What to do -
A single run of lines is to be printed exactly: starting at the line with "Write a web" and ending at the line with "const labelPos = [[578, 318], [295, 144], [373, 96]];", both included. Leave the pictures out.

= = =

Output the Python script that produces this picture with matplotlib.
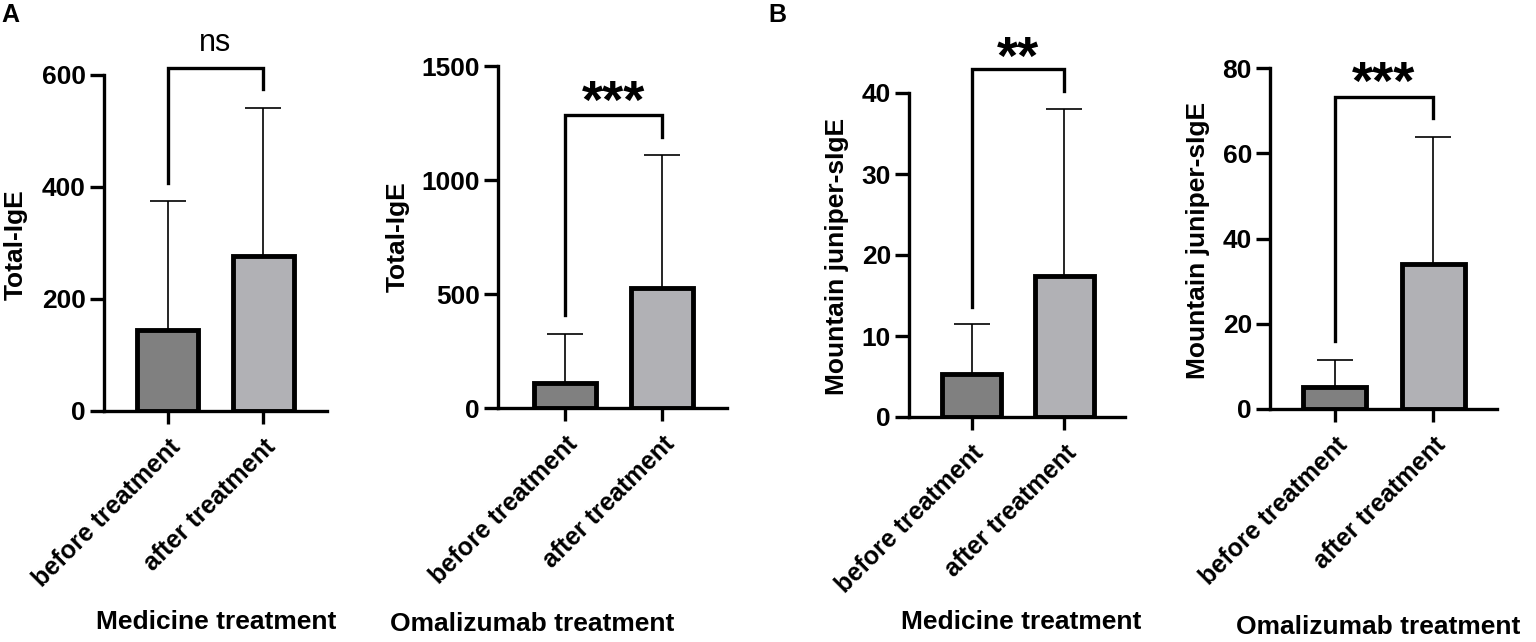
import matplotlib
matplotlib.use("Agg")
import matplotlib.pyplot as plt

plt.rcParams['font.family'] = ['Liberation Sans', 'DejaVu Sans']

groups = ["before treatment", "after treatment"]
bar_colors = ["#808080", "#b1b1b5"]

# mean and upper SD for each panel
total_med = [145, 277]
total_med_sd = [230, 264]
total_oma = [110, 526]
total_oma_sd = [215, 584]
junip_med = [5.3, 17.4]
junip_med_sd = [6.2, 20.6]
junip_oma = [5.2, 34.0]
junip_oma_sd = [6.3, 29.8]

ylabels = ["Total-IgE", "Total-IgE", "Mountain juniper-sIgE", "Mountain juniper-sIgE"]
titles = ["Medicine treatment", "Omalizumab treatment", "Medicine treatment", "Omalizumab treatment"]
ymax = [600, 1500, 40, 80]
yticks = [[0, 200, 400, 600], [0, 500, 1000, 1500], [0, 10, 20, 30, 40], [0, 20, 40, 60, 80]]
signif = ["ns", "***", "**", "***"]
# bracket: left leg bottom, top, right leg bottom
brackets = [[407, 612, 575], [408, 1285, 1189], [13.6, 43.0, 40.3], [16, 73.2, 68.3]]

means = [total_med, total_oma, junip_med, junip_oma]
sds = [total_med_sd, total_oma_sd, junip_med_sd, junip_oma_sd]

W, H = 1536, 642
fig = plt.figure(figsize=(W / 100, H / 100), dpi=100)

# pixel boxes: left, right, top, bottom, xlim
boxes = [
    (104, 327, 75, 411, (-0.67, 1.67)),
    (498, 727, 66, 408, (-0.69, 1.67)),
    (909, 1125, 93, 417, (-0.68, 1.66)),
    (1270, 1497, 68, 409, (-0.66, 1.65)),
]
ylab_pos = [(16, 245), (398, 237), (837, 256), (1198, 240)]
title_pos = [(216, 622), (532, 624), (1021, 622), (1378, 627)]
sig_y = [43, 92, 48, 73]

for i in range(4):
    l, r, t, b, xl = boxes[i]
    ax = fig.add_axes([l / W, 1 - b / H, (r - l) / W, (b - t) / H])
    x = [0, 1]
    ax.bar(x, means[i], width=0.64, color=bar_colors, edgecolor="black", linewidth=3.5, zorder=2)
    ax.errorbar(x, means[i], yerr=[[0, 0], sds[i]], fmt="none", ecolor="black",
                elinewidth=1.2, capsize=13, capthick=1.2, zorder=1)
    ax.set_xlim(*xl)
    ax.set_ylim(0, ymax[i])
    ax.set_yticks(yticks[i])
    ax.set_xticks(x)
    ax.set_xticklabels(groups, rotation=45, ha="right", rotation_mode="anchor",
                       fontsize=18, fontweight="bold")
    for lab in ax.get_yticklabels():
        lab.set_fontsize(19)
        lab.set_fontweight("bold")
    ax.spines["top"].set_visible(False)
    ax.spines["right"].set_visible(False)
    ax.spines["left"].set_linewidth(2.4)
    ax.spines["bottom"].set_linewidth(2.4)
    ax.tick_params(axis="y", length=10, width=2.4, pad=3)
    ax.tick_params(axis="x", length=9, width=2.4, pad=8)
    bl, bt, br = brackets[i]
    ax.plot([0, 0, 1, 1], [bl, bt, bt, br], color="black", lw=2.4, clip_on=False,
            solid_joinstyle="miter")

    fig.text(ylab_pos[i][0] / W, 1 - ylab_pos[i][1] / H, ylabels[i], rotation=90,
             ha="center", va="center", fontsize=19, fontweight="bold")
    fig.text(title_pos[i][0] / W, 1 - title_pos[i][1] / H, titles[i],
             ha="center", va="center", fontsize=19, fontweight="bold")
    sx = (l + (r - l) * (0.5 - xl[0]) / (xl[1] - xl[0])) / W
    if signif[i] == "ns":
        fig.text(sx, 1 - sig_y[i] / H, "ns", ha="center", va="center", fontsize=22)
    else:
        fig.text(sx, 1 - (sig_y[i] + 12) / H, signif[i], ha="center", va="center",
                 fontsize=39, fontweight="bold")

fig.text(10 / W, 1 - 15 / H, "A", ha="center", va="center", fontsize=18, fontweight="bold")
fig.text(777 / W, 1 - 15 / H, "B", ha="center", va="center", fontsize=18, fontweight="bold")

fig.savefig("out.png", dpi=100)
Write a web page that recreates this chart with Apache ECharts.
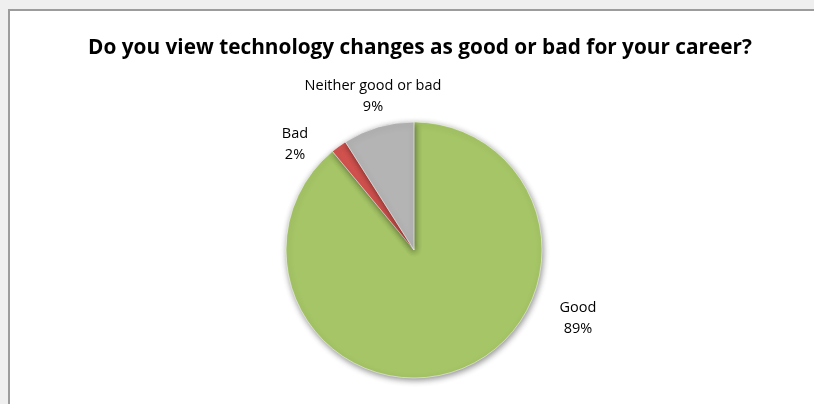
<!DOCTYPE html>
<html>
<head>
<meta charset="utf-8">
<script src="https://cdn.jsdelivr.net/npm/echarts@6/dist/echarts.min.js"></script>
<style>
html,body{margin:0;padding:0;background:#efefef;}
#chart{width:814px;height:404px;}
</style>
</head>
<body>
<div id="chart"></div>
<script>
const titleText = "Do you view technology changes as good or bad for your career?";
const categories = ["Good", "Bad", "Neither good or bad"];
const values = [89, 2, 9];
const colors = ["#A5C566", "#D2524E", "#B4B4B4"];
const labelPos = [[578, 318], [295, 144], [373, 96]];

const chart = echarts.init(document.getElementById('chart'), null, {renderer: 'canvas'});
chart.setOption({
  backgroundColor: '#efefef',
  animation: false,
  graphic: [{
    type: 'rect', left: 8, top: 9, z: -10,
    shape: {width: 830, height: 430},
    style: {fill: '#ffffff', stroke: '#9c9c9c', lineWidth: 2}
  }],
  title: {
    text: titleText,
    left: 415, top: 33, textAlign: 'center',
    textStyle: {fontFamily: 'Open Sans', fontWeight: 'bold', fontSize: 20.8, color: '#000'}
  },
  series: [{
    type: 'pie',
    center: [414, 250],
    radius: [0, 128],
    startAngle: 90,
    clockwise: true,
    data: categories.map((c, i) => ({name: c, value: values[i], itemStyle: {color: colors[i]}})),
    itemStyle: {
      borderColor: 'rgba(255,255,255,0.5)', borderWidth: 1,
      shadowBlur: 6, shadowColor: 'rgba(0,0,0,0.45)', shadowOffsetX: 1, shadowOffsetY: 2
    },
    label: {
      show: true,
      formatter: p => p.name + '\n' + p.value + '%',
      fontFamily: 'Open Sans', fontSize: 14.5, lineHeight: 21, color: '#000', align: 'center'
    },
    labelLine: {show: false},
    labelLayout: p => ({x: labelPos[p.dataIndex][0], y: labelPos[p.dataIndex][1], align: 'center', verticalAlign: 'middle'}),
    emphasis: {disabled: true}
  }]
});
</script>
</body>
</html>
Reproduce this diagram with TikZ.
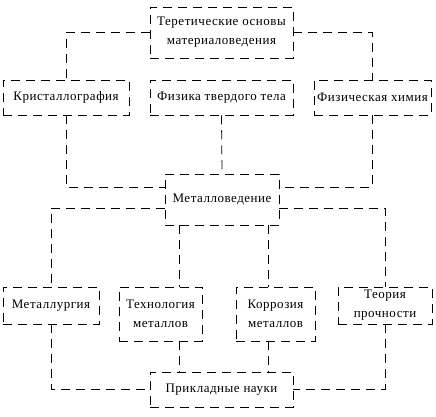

= = =

Reply to the exercise -
Write a web page that recreates this chart with Apache ECharts.
<!DOCTYPE html>
<html>
<head>
<meta charset="utf-8">
<script src="https://cdn.jsdelivr.net/npm/echarts@6/dist/echarts.min.js"></script>
<style>
html,body{margin:0;padding:0;background:#efefef;}
#chart{width:814px;height:404px;}
</style>
</head>
<body>
<div id="chart"></div>
<script>
const titleText = "Do you view technology changes as good or bad for your career?";
const categories = ["Good", "Bad", "Neither good or bad"];
const values = [89, 2, 9];
const colors = ["#A5C566", "#D2524E", "#B4B4B4"];
const labelPos = [[578, 318], [295, 144], [373, 96]];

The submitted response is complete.